Today, Dizzy sticks close to his chair, slipping out
of the room every once in a while to smoke a cigar. He's been playing
all week at Catalina's, and his rhythm section is at stage right,
Ignacio Berroa behind the drums, John Lee on electric bass, and Ed
Cherry on guitar. Sitting in is the venerable Victor Pantoja on
congas, another instrument on which Gillespie is at home.

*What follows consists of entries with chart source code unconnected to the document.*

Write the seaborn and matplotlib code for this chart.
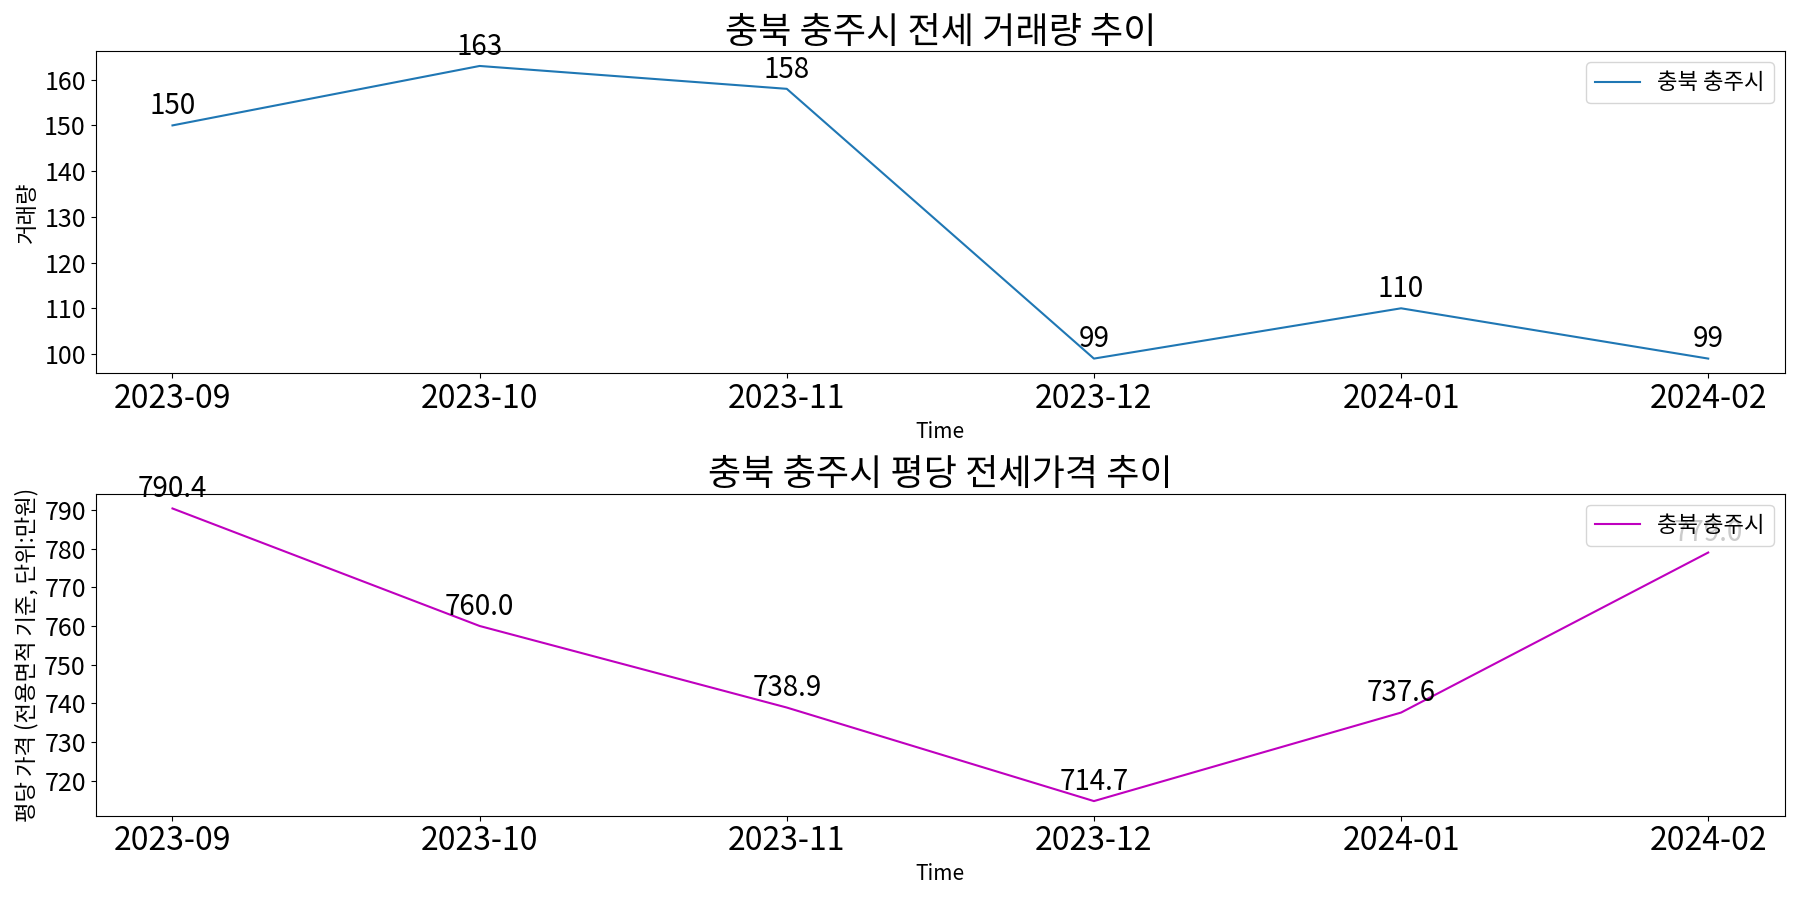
import matplotlib
matplotlib.use("Agg")
import pandas as pd
import seaborn as sns
import matplotlib.pyplot as plt
from matplotlib.ticker import MultipleLocator

plt.rcParams['font.family'] = ['Noto Sans CJK KR', 'DejaVu Sans']
plt.rcParams['axes.unicode_minus'] = False

# === data ===
region = "충북 충주시"
months = ["2023-09", "2023-10", "2023-11", "2023-12", "2024-01", "2024-02"]
volume = [150, 163, 158, 99, 110, 99]
price = [790.4, 760.0, 738.9, 714.7, 737.6, 779.0]

df = pd.DataFrame({"Time": months, "volume": volume, "price": price})

fig, axes = plt.subplots(2, 1, figsize=(18, 9), dpi=100)

# === top: 거래량 ===
ax = axes[0]
sns.lineplot(data=df, x="Time", y="volume", ax=ax, color="#1f77b4", label=region)
for i, v in enumerate(volume):
    ax.annotate(f"{v}", (i, v), textcoords="offset points", xytext=(0, 3),
                ha="center", va="bottom", fontsize=20)
ax.set_title(f"{region} 전세 거래량 추이", fontsize=26)
ax.set_xlabel("Time", fontsize=15)
ax.set_ylabel("거래량", fontsize=16)
ax.yaxis.set_major_locator(MultipleLocator(10))
ax.tick_params(axis="x", labelsize=23)
ax.tick_params(axis="y", labelsize=18)
ax.legend(loc="upper right", fontsize=16)

# === bottom: 평당 가격 ===
ax = axes[1]
sns.lineplot(data=df, x="Time", y="price", ax=ax, color="m", label=region)
for i, v in enumerate(price):
    ax.annotate(f"{v:.1f}", (i, v), textcoords="offset points", xytext=(0, 3),
                ha="center", va="bottom", fontsize=20)
ax.set_title(f"{region} 평당 전세가격 추이", fontsize=26)
ax.set_xlabel("Time", fontsize=15)
ax.set_ylabel("평당 가격 (전용면적 기준, 단위:만원)", fontsize=16)
ax.yaxis.set_major_locator(MultipleLocator(10))
ax.tick_params(axis="x", labelsize=23)
ax.tick_params(axis="y", labelsize=18)
ax.legend(loc="upper right", fontsize=16)

plt.tight_layout()
plt.savefig("out.png")
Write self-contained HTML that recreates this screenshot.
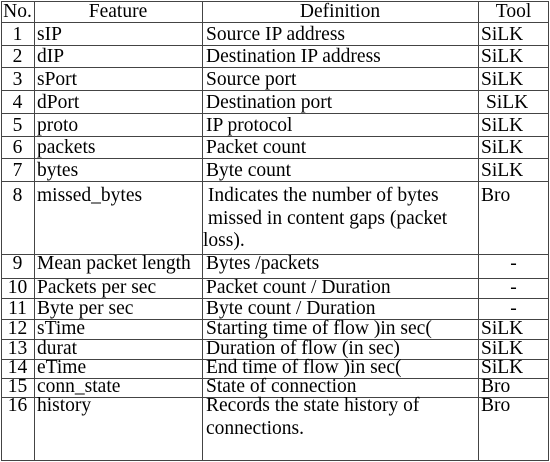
<!DOCTYPE html>
<html><head><style>
body{margin:0;background:#fff;width:550px;height:462px;overflow:hidden;position:relative;font-family:"Liberation Serif",serif;font-size:19.5px;color:#000}
.h{position:absolute;left:1px;width:548px;height:1.3px;background:#444}
.v{position:absolute;top:1px;height:460px;width:1.3px;background:#444}
.t{position:absolute;line-height:20px;white-space:nowrap}
.c{text-align:center}
</style></head><body>
<div class="v" style="left:1px"></div><div class="v" style="left:34px"></div><div class="v" style="left:202px"></div><div class="v" style="left:478px"></div><div class="v" style="left:548px"></div>
<div id="lines"></div>
<script>
var ys=[1,22,45,67,90,113,136,158,181,254,278,298,319,339,359,378,397,460];
var bl=[19,42,64,87,110,133,155,178,203,271,295,316,336,356,375,394,413];
var rows=[["No.","Feature","Definition","Tool",1],
["1","sIP","Source IP address","SiLK"],["2","dIP","Destination IP address","SiLK"],["3","sPort","Source port","SiLK"],["4","dPort","Destination port","SiLK",2],["5","proto","IP protocol","SiLK"],["6","packets","Packet count","SiLK"],["7","bytes","Byte count","SiLK"],
["8","missed_bytes","&nbsp;Indicates the number of bytes<br>&nbsp;missed in content gaps (packet<br>loss).","Bro"],
["9","Mean packet length","Bytes /packets","-",3],["10","Packets per sec","Packet count / Duration","-",3],["11","Byte per sec","Byte count / Duration","-",3],
["12","sTime","Starting time of flow )in sec(","SiLK"],["13","durat","Duration of flow (in sec)","SiLK"],["14","eTime","End time of flow )in sec(","SiLK"],["15","conn_state","State of connection","Bro"],["16","history","Records the state history of<br>connections.","Bro"]];
var h="";
ys.forEach(function(y){h+='<div class="h" style="top:'+y+'px"></div>';});
rows.forEach(function(r,i){
 var y=bl[i]-16.6;var lh=(i==8||i==16)?'line-height:22.5px;':'';
 h+='<div class="t c" style="left:1px;width:33px;top:'+y+'px">'+r[0]+'</div>';
 if(r[4]==1){
  h+='<div class="t c" style="left:34px;width:168px;top:'+y+'px">'+r[1]+'</div>';
  h+='<div class="t c" style="left:202px;width:276px;top:'+y+'px">'+r[2]+'</div>';
  h+='<div class="t c" style="left:478px;width:71px;top:'+y+'px">'+r[3]+'</div>';
 }else{
  var y2=(lh?y-1.25:y);
  h+='<div class="t" style="left:37px;top:'+y+'px">'+r[1]+'</div>';
  h+='<div class="t" style="left:'+(i==8?203:206)+'px;top:'+y2+'px;'+lh+'">'+r[2]+'</div>';
  if(r[4]==3) h+='<div class="t c" style="left:478px;width:71px;top:'+y+'px">'+r[3]+'</div>';
  else h+='<div class="t" style="left:'+(r[4]==2?486:481)+'px;top:'+y+'px">'+r[3]+'</div>';
 }
});
document.getElementById("lines").innerHTML=h;
</script>
</body></html>
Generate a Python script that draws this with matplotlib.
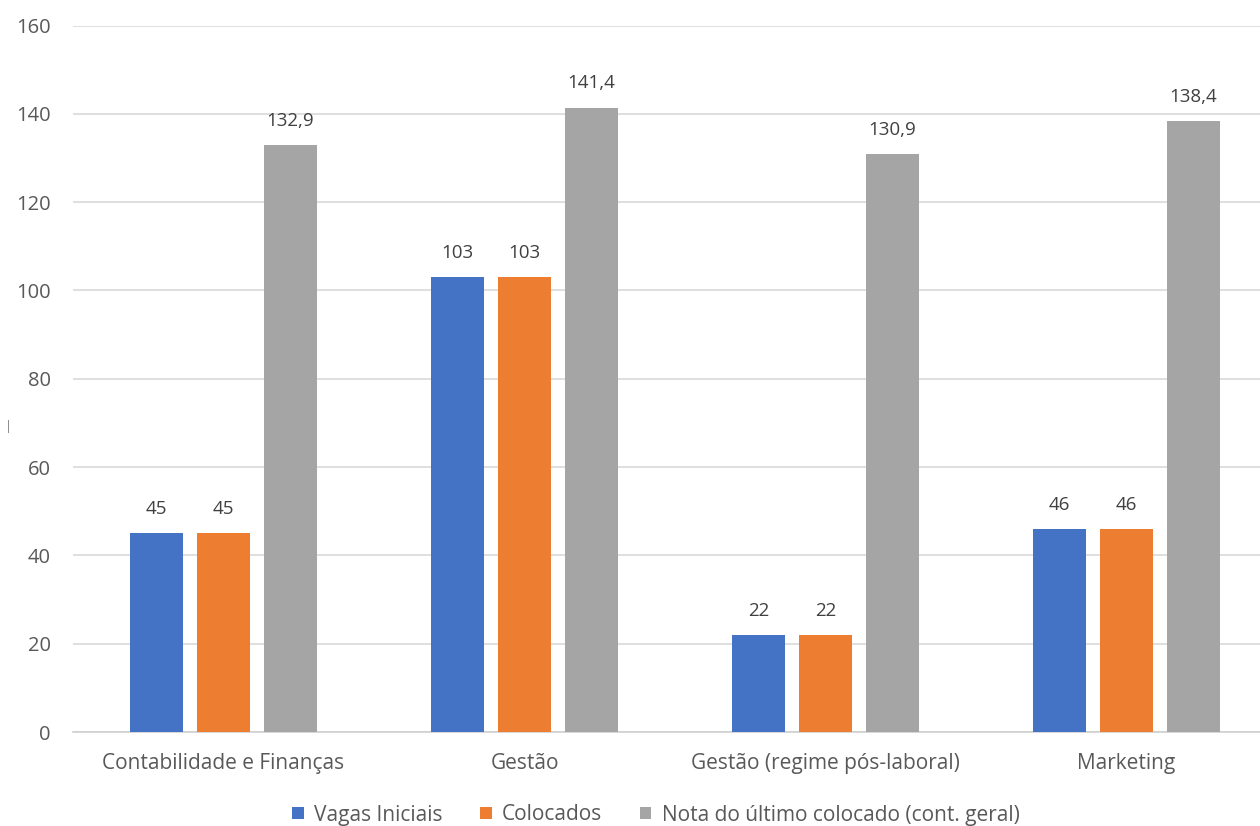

Ignacio is a suave powerhouse who likes to play with
the heavy end of the stick and wash the assembled masters with silvery
cymbal splashes. The hours of work on individual sections pass quickly
and for a finale they roll through all of the numbers they'll be
playing at the festival, saving ''Things to Come,'' the big one, for
last.
Dizzy stomps his foot once. Everybody starts jumping
like crazy for eight bars before Faddis whistles them to a halt. It
sounded good to me, but Dizzy is a perfectionist and something must
have gone wrong. They start again. Another train wreck.
But the third time's a charm. The ensembles are
flawless, Dizzy whispers his supersonic solo, Oscar, Candoli, and
Faddis take one scorching chorus each as the tireless Ignacio kicks it
all along in a sort of fast forward bossa nova, and before you know
it, ''Things to Come'' have gone and went.
The listeners laugh and cheer, especially Clora. Dizzy
smiles a gentle smile. ''That's it,'' he croaks. The gratified masters
join the laughter. ''Thank you for an excellent rehearsal,'' Faddis
says, a bit of an understatement
''You'll never hear anything like that again,'' a
blissed out listener remarks to Pantoja, a Cuban who's been with Dizzy
for 20 years.
''That's the old man,'' he replies, beaming.